What about customer bills?

We are frequently asked (and quite rightly) how customer bills can be kept affordable with these investments. With regulatory approval, utilities can increase equity earnings by shifting capital from generation plants requiring very large fuel inputs – such as coal-fired power plants – toward ones that run on free fuel, such as solar and wind. Commonly referred in the industry as “steel for fuel”, substituting “steel” in the form of new wind and solar generation facilities, for “fuel" used in power plants, can provide substantial operating cost savings to the utility and bill savings to customers. Reducing the fuel portion of consumers’ bills can also help insulate them from fuel cost volatility and potential liabilities.

Furthermore, renewables have lower operating & management (O&M) costs as they are less labour-intensive compared to traditional fossil fuel electricity generation. This all translates into an increase in regulated electric utilities’ asset base (on which it earns a return) alongside a decrease in O&M costs when replacing traditional fossil fuel plants with renewables. The combination of these factors, alongside others, will help keep electricity bills affordable for customers.

Don’t forget about poles and wires

US electric utilities stand to not only benefit from significant investments in renewables generation – but also T&D infrastructure to help connect new sources of load and deal with a more complex grid. From our perspective, this is perhaps one of the most overlooked and underappreciated investment opportunities of the energy transition. Investments in the grid will be pivotal in enabling effective decarbonisation by ensuring reliability (by enabling interregional flows) and catering for the shift in the United States’ generation portfolio toward renewables and distributed energy resources.

Historical US power investment

“T&D infrastructure represents an enormous, multi-decade investment opportunity for the sector. These investments will be made almost entirely by the regulated utilities, which in turn will increase the regulated asset base, and therefore regulated returns, for investors.”

Grid investments in the US have stepped up materially over the past decade, growing by 11.6% year-on-year to reach $77 billion by 2019 (see Chart 2). The IEA forecasts that 3.3 million kilometres of electricity network lines will need to be built or replaced in the US through to 2030, with the majority being distribution lines, to meet existing energy and climate-related policy commitments.[v] T&D infrastructure represents an enormous, multi-decade investment opportunity for the sector. These investments will be made almost entirely by the regulated utilities, which in turn will increase the regulated asset base, and therefore regulated returns, for investors.

ESG and company engagement

As ESG Analyst, Georgia explains, in reaction to these shifting dynamics, regulated US utilities companies are rapidly developing strategies centred around long-term decarbonisation goals with many targeting net zero emissions by 2050.

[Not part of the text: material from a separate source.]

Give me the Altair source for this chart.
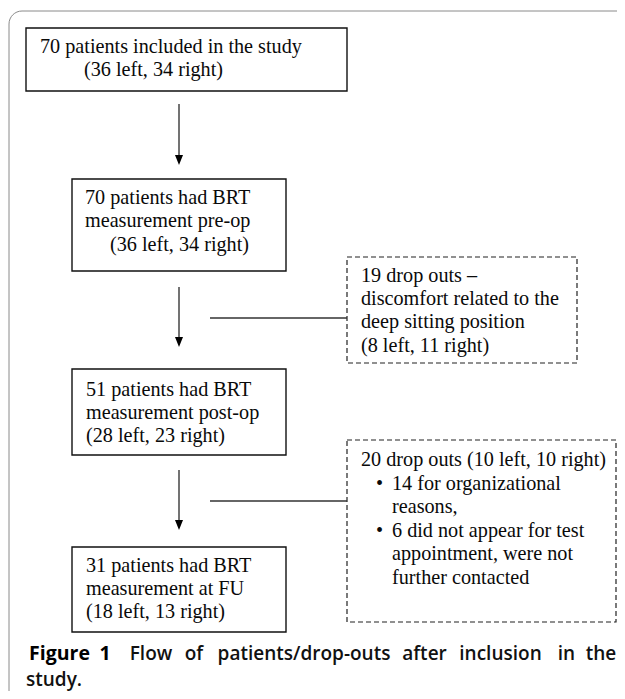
import altair as alt
import pandas as pd

# ---------------- texts (content) ----------------
box1_lines = ["70 patients included in the study", "(36 left, 34 right)"]
box2_lines = ["70 patients had BRT", "measurement pre-op", "(36 left, 34 right)"]
drop1_lines = ["19 drop outs \u2013", "discomfort related to the", "deep sitting position", "(8 left, 11 right)"]
box3_lines = ["51 patients had BRT", "measurement post-op", "(28 left, 23 right)"]
drop2_header = ["20 drop outs (10 left, 10 right)"]
drop2_items = ["14 for organizational", "reasons,", "6 did not appear for test", "appointment, were not", "further contacted"]
drop2_bullet_marks = ["\u2022", "", "\u2022", "", ""]
box4_lines = ["31 patients had BRT", "measurement at FU", "(18 left, 13 right)"]
caption_label = ["Figure", "1"]
caption_rest = ["Flow", "of", "patients/drop-outs", "after", "inclusion", "in", "the"]
caption_end = ["study."]

# ---------------- layout (pixel positions) ----------------
boxes = pd.DataFrame({
    "x0": [26, 72, 72, 72, 347, 347],
    "x1": [347, 286, 286, 286, 577, 616],
    "y0": [28, 179, 369, 547, 257, 440],
    "y1": [91, 271, 455, 632, 363, 622],
    "dashed": [False, False, False, False, True, True],
})

arrows = pd.DataFrame({"x": [179, 179, 179], "y0": [104, 287, 470], "tip": [165, 347, 530]})
arrows["head"] = arrows["tip"] - 5
connectors = pd.DataFrame({"x0": [210, 210], "x1": [347, 347], "y": [318, 501]})

serif_rows = []
def add(lines, xs, ys):
    for t, x, y in zip(lines, xs, ys):
        if t:
            serif_rows.append({"text": t, "x": x, "y": y})

add(box1_lines, [40, 84], [53, 76])
add(box2_lines, [85, 85, 110], [204, 227, 251])
add(drop1_lines, [361] * 4, [282, 305, 328, 352])
add(box3_lines, [86] * 3, [396, 419, 442])
add(drop2_header, [361], [466])
add(drop2_bullet_marks, [376] * 5, [490, 513, 537, 560, 584])
add(drop2_items, [392] * 5, [490, 513, 537, 560, 584])
add(box4_lines, [86] * 3, [572, 595, 618])
serif = pd.DataFrame(serif_rows)

# caption words placed at their (justified) centres
cap_bold = pd.DataFrame({"text": caption_label, "x": [59.5, 105], "y": [660, 660]})
cap_semi = pd.DataFrame({
    "text": caption_rest,
    "x": [151, 194, 304, 424.5, 500.5, 566.5, 601],
    "y": [660] * 7,
})
cap_last = pd.DataFrame({"text": caption_end, "x": [26], "y": [686]})

xs = alt.Scale(domain=[8, 617])
ys = alt.Scale(domain=[691, 8])
X = lambda f: alt.X(f, type="quantitative", scale=xs, axis=None)
Y = lambda f: alt.Y(f, type="quantitative", scale=ys, axis=None)

frame = alt.Chart(pd.DataFrame({"x0": [9], "x1": [800], "y0": [11], "y1": [900]})).mark_rect(
    fill=None, stroke="#8a8a8a", strokeWidth=1, cornerRadiusTopLeft=13
).encode(x=X("x0"), x2="x1", y=Y("y0"), y2="y1")

solid = alt.Chart(boxes[~boxes.dashed]).mark_rect(
    fill="white", stroke="#111111", strokeWidth=1.4
).encode(x=X("x0"), x2="x1", y=Y("y0"), y2="y1")

dashed = alt.Chart(boxes[boxes.dashed]).mark_rect(
    fill="white", stroke="#222222", strokeWidth=1.2, strokeDash=[5, 3]
).encode(x=X("x0"), x2="x1", y=Y("y0"), y2="y1")

arrow_lines = alt.Chart(arrows).mark_rule(color="#444444", strokeWidth=1.5).encode(
    x=X("x"), y=Y("y0"), y2="head"
)
arrow_heads = alt.Chart(arrows).mark_point(
    shape="M-0.8,-1L0.8,-1L0,1Z", filled=True, color="#000000", size=100, opacity=1
).encode(x=X("x"), y=Y("head"))

conn = alt.Chart(connectors).mark_rule(color="#333333", strokeWidth=1.5).encode(
    x=X("x0"), x2="x1", y=Y("y")
)

texts = alt.Chart(serif).mark_text(
    align="left", baseline="alphabetic", font="Liberation Serif", fontSize=20.2, color="#0a0a0a"
).encode(x=X("x"), y=Y("y"), text="text:N")

cap1 = alt.Chart(cap_bold).mark_text(
    align="center", baseline="alphabetic", font="Open Sans", fontSize=19.5, fontWeight="bold", color="#000000"
).encode(x=X("x"), y=Y("y"), text="text:N")
cap2 = alt.Chart(cap_semi).mark_text(
    align="center", baseline="alphabetic", font="Open Sans", fontSize=19, fontWeight=600, color="#111111"
).encode(x=X("x"), y=Y("y"), text="text:N")
cap3 = alt.Chart(cap_last).mark_text(
    align="left", baseline="alphabetic", font="Open Sans", fontSize=19, fontWeight=600, color="#111111"
).encode(x=X("x"), y=Y("y"), text="text:N")

chart = alt.layer(frame, solid, dashed, arrow_lines, arrow_heads, conn, texts, cap1, cap2, cap3).properties(
    width=609, height=683, padding=0, autosize=alt.AutoSizeParams(type="none"), background="white"
).configure_view(stroke=None)

chart.save("out.html", embed_options={"renderer": "svg", "actions": False})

As part of our environmental, social, and governance (ESG) engagement program, we regularly meet with portfolio companies to dig into the details of their decarbonisation plans. As a fiduciary acting on behalf of our clients, we believe it is important for companies to produce a long-term strategy informed by climate scenario stress testing, stakeholder engagement, and robust right risk management and governance oversight to mitigate any potential stranded asset risk. On the GLI team, we have a long-standing commitment to integrating ESG into our investment process.

The bigger picture           

Our latest research paper covers off a host of other complex and interrelated variables, technologies, and dynamics on the horizon for the decarbonising energy sector. Topics span the future of natural gas networks, green hydrogen and renewable natural gas, battery storage, electric vehicles, and other emerging low carbon solutions.

Looking into the future, the key challenge faced by regulated utilities will be managing the energy transition whilst balancing competing factors of reliability, security, and affordability, and sustainability. As global energy needs continue to evolve, we believe it is critical for infrastructure investors to continue monitoring these trends, as they will have a significant impact on the growth outlook for these businesses.